Кто-то установил на плацу большой столб прямо позади того места, где обычно стоял адъютант. Когда настало время зачитывать приказы, вместо текущих сообщений был зачитан приговор суда над Хендриком.
Потом его вывели со скованными впереди руками под конвоем двух вооруженных часовых.
Я еще ни разу не видел порки. Когда жил дома, у нас, конечно, бывали публичные наказания — на площади Федерал Билдинг, однако отец строго-настрого велел мне держаться оттуда подальше. Один раз я попытался его ослушаться, но тогда наказание было отсрочено, а больше я не пробовал.
Одного раза более чем достаточно.
Часовые подняли Хендрику руки и зацепили наручники за крюк на столбе. Затем с него сорвали рубаху, а майки под ней не было. Адъютант отчеканил:
— Приговор суда привести в исполнение!
Вперед выступил капрал-инструктор — не из нашего батальона — с плетью. Начальник охраны начал считать.
Счет тянулся медленно — от удара до удара секунд по пять. А казалось — еще медленней. До третьего удара Тед молчал, потом только пару раз всхлипнул.
Затем я обнаружил, что таращусь в нависшее надо мной лицо капрала Бронски, который ударял меня по щекам и пристально вглядывался в глаза. Он прекратил хлопать и спросил:
— Ну как, очухался? Отлично, давай в строй. Живей, сейчас скомандуют идти к осмотру.
Закончив поверку, мы вернулись в расположение роты. Я ничего не мог есть за ужином, и многие из ребят тоже.
Никто и не заикнулся насчет моего обморока. Потом мне сказали, что я не один был такой — с парой дюжин ребят случилось то же самое.
Глава 6
Что легко нам дается, то и ценится дешево… и было бы действительно странно, если бы такая замечательная вещь, как Свобода, не ценилась столь высоко!
В ту ночь, что последовала за увольнением Хендрика, я чувствовал себя хуже, чем когда-либо в лагере Кюри. Я не мог уснуть — если вы прошли учебный лагерь, то должны понимать, насколько потрясен должен быть новобранец, чтобы с ним случилось такое! Но на учениях днем я не был, да и плечо — несмотря на то что врач признал меня выздоровевшим, — все еще побаливало. А тут еще письмо от мамы из головы никак не шло… Вдобавок, стоило мне закрыть глаза, я опять слышал — ССС — ХЛОП! — и видел, как Хендрик обвис, привязанный к столбу.

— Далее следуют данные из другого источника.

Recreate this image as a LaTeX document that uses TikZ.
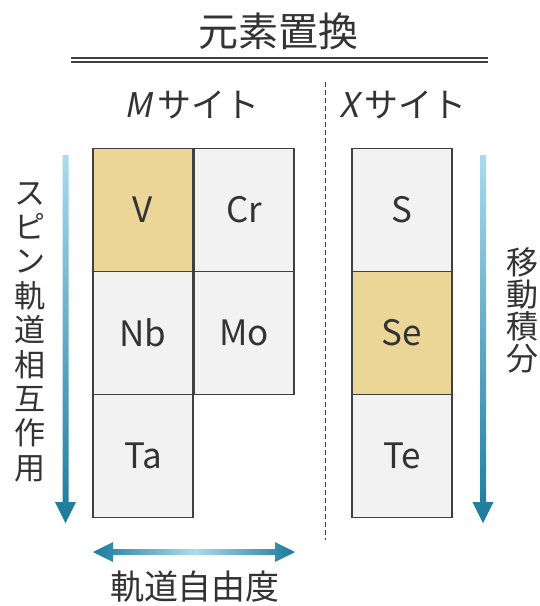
\documentclass[tikz,border=0pt]{standalone}
\usepackage{fontspec}
\setmainfont{Noto Sans CJK JP}
\newfontfamily\slfont[FakeSlant=0.2]{Noto Sans CJK JP}
\usetikzlibrary{calc}
\definecolor{txt}{HTML}{333333}
\definecolor{edge}{HTML}{404040}
\definecolor{gold}{HTML}{EBD698}
\definecolor{cell}{HTML}{F2F2F2}
\definecolor{arlight}{HTML}{A9DBEC}
\definecolor{ardark}{HTML}{1C7A9C}
\tikzset{
  elem/.style={draw=edge, line width=1.2pt, minimum width=100pt, minimum height=123pt, inner sep=0pt, text=txt, font=\fontsize{35}{40}\selectfont},
  hot/.style={elem, fill=gold},
  cold/.style={elem, fill=cell},
  lab/.style={text=txt, inner sep=0pt, font=\fontsize{30}{36}\selectfont},
}
\begin{document}
\begin{tikzpicture}[x=1pt,y=-1pt]
\useasboundingbox (0,0) rectangle (540,606);
% title
\node[lab, font=\fontsize{40}{44}\selectfont] (title) at (278,31) {元素置換};
\draw[edge, line width=1.4pt] (71,58) -- (488,58);
\draw[edge, line width=1.4pt] (71,62) -- (488,62);
% site labels
\node[lab, font=\fontsize{34}{38}\selectfont] (msite) at (192,105) {{\slfont M}\,サイト};
\node[lab, font=\fontsize{34}{38}\selectfont] (xsite) at (403,105) {{\slfont X}\,サイト};
\draw[edge, line width=1pt, dashed, dash pattern=on 5pt off 3pt] (325,82) -- (325,540);
% M site cells
\node[hot]  (V)  at (143,210) {V};
\node[cold] (Cr) at (244,210) {Cr};
\node[cold] (Nb) at (143,333) {Nb};
\node[cold] (Mo) at (244,333) {Mo};
\node[cold] (Ta) at (143,456) {Ta};
% X site cells
\node[cold] (S)  at (402,210) {S};
\node[hot]  (Se) at (402,333) {Se};
\node[cold] (Te) at (402,456) {Te};
% left arrow
\shade[top color=arlight, bottom color=ardark]
  (62.5,155) -- (68.5,155) -- (68.5,502) -- (76,502) -- (65.5,523) -- (55,502) -- (62.5,502) -- cycle;
\node[lab, align=center, font=\fontsize{31}{34.4}\selectfont] (soc) at (30,332) {ス\\ピ\\ン\\軌\\道\\相\\互\\作\\用};
% right arrow
\shade[top color=arlight, bottom color=ardark]
  (480,155) -- (486,155) -- (486,502) -- (493.5,502) -- (483,523) -- (472.5,502) -- (480,502) -- cycle;
\node[lab, align=center, font=\fontsize{32}{32}\selectfont] (hop) at (522,310) {移\\動\\積\\分};
% bottom arrow
\shade[left color=ardark, right color=ardark, middle color=arlight]
  (93,552) -- (113,542) -- (113,549) -- (275,549) -- (275,542) -- (295,552) -- (275,562) -- (275,555) -- (113,555) -- (113,562) -- cycle;
\node[lab, font=\fontsize{34}{38}\selectfont] (orb) at (195,587) {軌道自由度};
\end{tikzpicture}
\end{document}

На шевроны мне было плевать. Они больше ничего не значили — я твердо решил уволиться. Если б не поздняя ночь да отсутствие бумаги и ручки — я уволился бы прямо сейчас.

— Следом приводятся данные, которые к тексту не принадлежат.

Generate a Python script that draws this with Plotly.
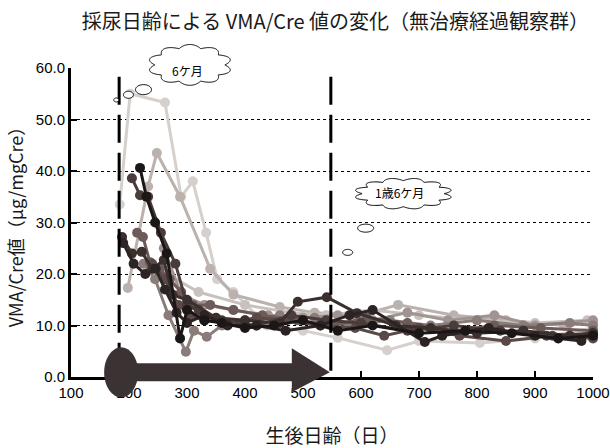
import numpy as np
import plotly.graph_objects as go

# --- data: age at urine sampling (days) and VMA/Cre (µg/mgCre) per patient ---
days_a = [184, 202, 262, 290, 310, 333, 352, 380, 438, 500, 560, 645, 700, 805, 900, 1000]
vals_a = [33.5, 55.0, 53.3, 35.0, 38.0, 28.0, 19.0, 16.5, 10.0, 9.0, 7.6, 5.2, 7.0, 6.6, 7.5, 9.5]

days_b = [198, 233, 248, 288, 340, 380, 460, 520, 600, 664, 760, 850, 950, 1000]
vals_b = [17.3, 37.0, 43.5, 35.0, 21.0, 16.0, 13.6, 12.5, 12.0, 14.0, 12.0, 11.0, 10.0, 10.5]

days_c = [265, 320, 400, 480, 540, 620, 700, 800, 900, 990]
vals_c = [20.0, 16.5, 14.0, 12.5, 12.0, 13.0, 12.0, 11.0, 10.5, 11.0]

days_d = [260, 290, 330, 380, 440, 500, 560, 620, 680, 750, 830, 900, 1000]
vals_d = [25.0, 16.0, 14.0, 13.0, 12.0, 11.5, 12.0, 11.0, 12.5, 11.0, 12.0, 10.0, 11.0]

days_e = [225, 245, 268, 298, 312, 334, 360, 400, 460, 520, 580, 650, 720, 800, 880, 960, 1000]
vals_e = [22.0, 19.0, 12.0, 4.9, 9.0, 7.8, 10.0, 11.0, 12.0, 11.5, 10.0, 11.0, 10.0, 11.0, 10.0, 10.5, 10.0]

days_f = [214, 224, 236, 253, 270, 290, 310, 340, 380, 430, 490, 550, 610, 680, 760, 830, 910, 1000]
vals_f = [28.0, 27.2, 22.3, 21.0, 19.0, 16.5, 14.0, 14.0, 13.0, 12.0, 11.0, 10.0, 11.5, 10.5, 9.0, 10.0, 9.5, 9.0]

days_g = [240, 262, 285, 305, 330, 370, 420, 470, 530, 590, 640, 700, 770, 850, 930, 1000]
vals_g = [22.0, 19.0, 14.0, 12.0, 11.0, 10.5, 11.5, 11.0, 10.0, 9.5, 8.0, 9.5, 8.0, 7.0, 8.0, 7.5]

days_h = [205, 219, 233, 255, 280, 300, 320, 360, 420, 480, 540, 600, 680, 760, 840, 920, 1000]
vals_h = [38.6, 35.3, 35.0, 28.0, 22.0, 14.0, 13.0, 11.0, 10.0, 12.0, 11.0, 10.5, 9.0, 10.0, 9.0, 8.0, 8.5]

days_i = [188, 205, 222, 240, 260, 275, 300, 350, 400, 460, 491, 541, 593, 660, 720, 800, 880, 960, 1000]
vals_i = [27.2, 24.0, 24.3, 21.0, 22.7, 16.0, 15.0, 11.5, 11.0, 10.5, 14.6, 15.5, 12.4, 10.0, 9.5, 8.5, 9.0, 8.0, 8.5]

days_j = [190, 208, 228, 246, 262, 282, 300, 330, 370, 420, 470, 530, 580, 620, 710, 740, 820, 900, 980]
vals_j = [26.0, 22.0, 20.0, 21.0, 17.0, 12.5, 10.5, 12.0, 10.0, 10.0, 9.0, 10.0, 12.0, 13.0, 6.8, 8.0, 9.5, 8.0, 7.0]

days_k = [219, 230, 245, 265, 288, 300, 330, 360, 400, 450, 500, 560, 620, 700, 780, 860, 940, 1000]
vals_k = [40.6, 35.0, 30.0, 24.0, 7.5, 13.0, 11.0, 10.5, 9.5, 10.0, 11.0, 9.0, 10.0, 8.5, 9.0, 8.5, 7.5, 8.0]

# light patients first so that the darker ones sit on top
series = [
    (days_a, vals_a, "#d6d0cc"),
    (days_b, vals_b, "#bbb2ae"),
    (days_c, vals_c, "#c9c1bd"),
    (days_d, vals_d, "#a09492"),
    (days_e, vals_e, "#8a7c79"),
    (days_f, vals_f, "#6c5b58"),
    (days_g, vals_g, "#5a4947"),
    (days_h, vals_h, "#4a3c3a"),
    (days_i, vals_i, "#3a302e"),
    (days_j, vals_j, "#2c2424"),
    (days_k, vals_k, "#1b1717"),
]

x_ticks = [100, 200, 300, 400, 500, 600, 700, 800, 900, 1000]
y_ticks = [0, 10, 20, 30, 40, 50, 60]

X_MIN, X_MAX = 100, 1000
Y_MIN, Y_MAX = 0, 60
SIX_MONTHS = 183          # 6ケ月
ONE_AND_HALF_YEARS = 548  # 1歳6ケ月

W, H = 610, 448
ML, MR, MT, MB = 71, 17, 68, 71
PW, PH = W - ML - MR, H - MT - MB


def px(d):
    """day -> paper x"""
    return (d - X_MIN) / (X_MAX - X_MIN)


def py(v):
    """value -> paper y"""
    return (v - Y_MIN) / (Y_MAX - Y_MIN)


def ellipse_path(cx, cy, rx, ry, n=60):
    # cx, cy in paper units; rx, ry in pixels
    t = np.linspace(0, 2 * np.pi, n)
    xs = cx + rx * np.cos(t) / PW
    ys = cy + ry * np.sin(t) / PH
    return "M" + " L".join(f"{a:.5f},{b:.5f}" for a, b in zip(xs, ys)) + " Z"


def cloud_path(cx, cy, rx, ry, lobes=12, bump=0.2, n=400):
    # scalloped ellipse; an even lobe count keeps it symmetric
    t = np.linspace(0, 2 * np.pi, n)
    r = 1 + bump * np.abs(np.sin(lobes * t / 2))
    xs = cx + rx * r * np.cos(t) / PW
    ys = cy + ry * r * np.sin(t) / PH
    return "M" + " L".join(f"{a:.5f},{b:.5f}" for a, b in zip(xs, ys)) + " Z"


fig = go.Figure()
for d, v, c in series:
    fig.add_trace(go.Scatter(
        x=d, y=v, mode="lines+markers",
        line=dict(color=c, width=3),
        marker=dict(color=c, size=10, symbol="circle"),
        showlegend=False, cliponaxis=False,
    ))

shapes = []
# age markers: 6 months and 1.5 years
for d in (SIX_MONTHS, ONE_AND_HALF_YEARS):
    shapes.append(dict(type="line", xref="x", yref="paper",
                       x0=d, x1=d, y0=0.02, y1=1.0,
                       line=dict(color="black", width=3, dash="28px,10px"),
                       layer="above"))

# thick arrow along the bottom: untreated observation period
arrow_col = "#3b3333"
bar_y = py(0.9)
tip_x = px(ONE_AND_HALF_YEARS) - 1 / PW
base_x = tip_x - 38 / PW
shapes.append(dict(type="rect", xref="paper", yref="paper",
                   x0=px(SIX_MONTHS), x1=base_x + 1 / PW,
                   y0=bar_y - 9 / PH, y1=bar_y + 9 / PH,
                   fillcolor=arrow_col, line=dict(width=0), layer="above"))
shapes.append(dict(type="path", xref="paper", yref="paper",
                   path=f"M{base_x:.5f},{bar_y + 24 / PH:.5f} L{tip_x:.5f},{bar_y:.5f} "
                        f"L{base_x:.5f},{bar_y - 20 / PH:.5f} Z",
                   fillcolor=arrow_col, line=dict(width=0), layer="above"))
shapes.append(dict(type="path", xref="paper", yref="paper",
                   path=ellipse_path(px(SIX_MONTHS) + 2 / PW, bar_y, 17, 25),
                   fillcolor=arrow_col, line=dict(width=0), layer="above"))

# thought-bubble clouds with trailing bubbles
cloud1 = (px(305), py(60.6))
cloud2 = (px(673), py(35.6))
shapes.append(dict(type="path", xref="paper", yref="paper",
                   path=cloud_path(cloud1[0], cloud1[1], 35, 17, lobes=10),
                   fillcolor="white", line=dict(color="black", width=1), layer="above"))
shapes.append(dict(type="path", xref="paper", yref="paper",
                   path=cloud_path(cloud2[0], cloud2[1], 41, 13, lobes=12),
                   fillcolor="white", line=dict(color="black", width=1), layer="above"))
for d, v, rx, ry in [(178, 53.8, 2.5, 2), (199, 54.8, 5, 3.5), (225, 55.8, 8, 5),
                     (577, 24.2, 5, 3), (608, 28.9, 8, 4)]:
    shapes.append(dict(type="path", xref="paper", yref="paper",
                       path=ellipse_path(px(d), py(v), rx, ry),
                       fillcolor="white", line=dict(color="black", width=1), layer="above"))

fig.update_layout(shapes=shapes)

fig.add_annotation(x=cloud1[0] - 20 / PW, y=cloud1[1] + 5 / PH, xref="paper", yref="paper",
                   text="6ケ月", showarrow=False,
                   font=dict(family="Noto Sans CJK JP", size=12, color="black"))
fig.add_annotation(x=cloud2[0] - 4 / PW, y=cloud2[1] + 1 / PH, xref="paper", yref="paper",
                   text="1歳6ケ月", showarrow=False,
                   font=dict(family="Noto Sans CJK JP", size=12, color="black"))

tick_font = dict(family="Liberation Sans Narrow, Liberation Sans, Arial", size=15, color="black")

fig.update_layout(
    width=W, height=H,
    margin=dict(l=ML, r=MR, t=MT, b=MB, autoexpand=False),
    paper_bgcolor="white", plot_bgcolor="white",
    title=dict(text="採尿日齢による VMA/Cre 値の変化（無治療経過観察群）",
               x=0.55, xanchor="center", y=0.95, yanchor="middle",
               font=dict(family="Noto Sans CJK JP", size=20, color="#1a1a1a")),
    xaxis=dict(range=[X_MIN, X_MAX], tickvals=x_ticks, ticktext=[str(t) for t in x_ticks],
               automargin=False,
               showgrid=False, zeroline=False,
               showline=True, linecolor="black", linewidth=3,
               ticks="inside", ticklen=6, tickwidth=2, tickcolor="black",
               tickfont=tick_font,
               title=dict(text="生後日齢（日）", standoff=30,
                          font=dict(family="Noto Sans CJK JP", size=19, color="#1a1a1a"))),
    yaxis=dict(range=[Y_MIN, Y_MAX], tickvals=y_ticks, ticktext=[f"{t:.1f}" for t in y_ticks],
               automargin=False,
               showgrid=True, gridcolor="black", gridwidth=1, griddash="dot",
               zeroline=False,
               showline=True, linecolor="black", linewidth=3,
               ticks="inside", ticklen=6, tickwidth=2, tickcolor="black",
               tickfont=tick_font,
               title=dict(text="VMA/Cre値（μg/mgCre）", standoff=8,
                          font=dict(family="Noto Sans CJK JP", size=18, color="#1a1a1a"))),
)

fig.write_html("out.html")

Тед дал промашку — ему понадобилось на это от силы полсекунды. Ведь все вышло действительно случайно. Хоть и ненавидел он службу — а кто ее любит?! — но все же собирался отслужить срок и получить избирательные права. Тед хотел стать политиком — постоянно об этом говорил. Мол, стоит ему получить гражданство — «вот увидите, сразу многое изменится!» Теперь ему не придется занимать никаких должностей. Стоило самую чуточку расслабиться — и все! Крышка.
Но если такое стряслось с ним, то и со мной может! Ведь и я от случайностей не застрахован! Завтра или на будущей неделе… И даже уволиться не дадут, иначе как под барабан и с исполосованной спиной.

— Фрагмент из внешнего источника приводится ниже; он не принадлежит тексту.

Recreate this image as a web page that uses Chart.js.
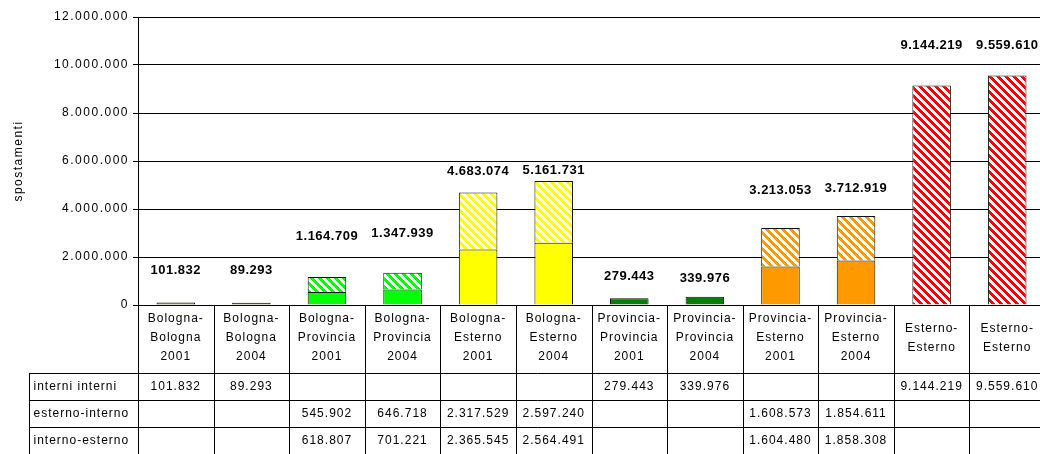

Да, пора признать, что я ошибался, а прав был отец. Пора взять лист бумаги и скорей — домой! Сказать отцу, что готов ехать в Гарвард, а потом заниматься нашим бизнесом — если, конечно, отец не передумал. Надо пойти к сержанту Зиму прямо утром и сказать ему, что с меня хватит. Но это — не раньше утра. Сержанта Зима можно будить только ради чего-нибудь экстренного, а не из-за всякой ерунды — уж будь уверен! Кого угодно — только не Зима.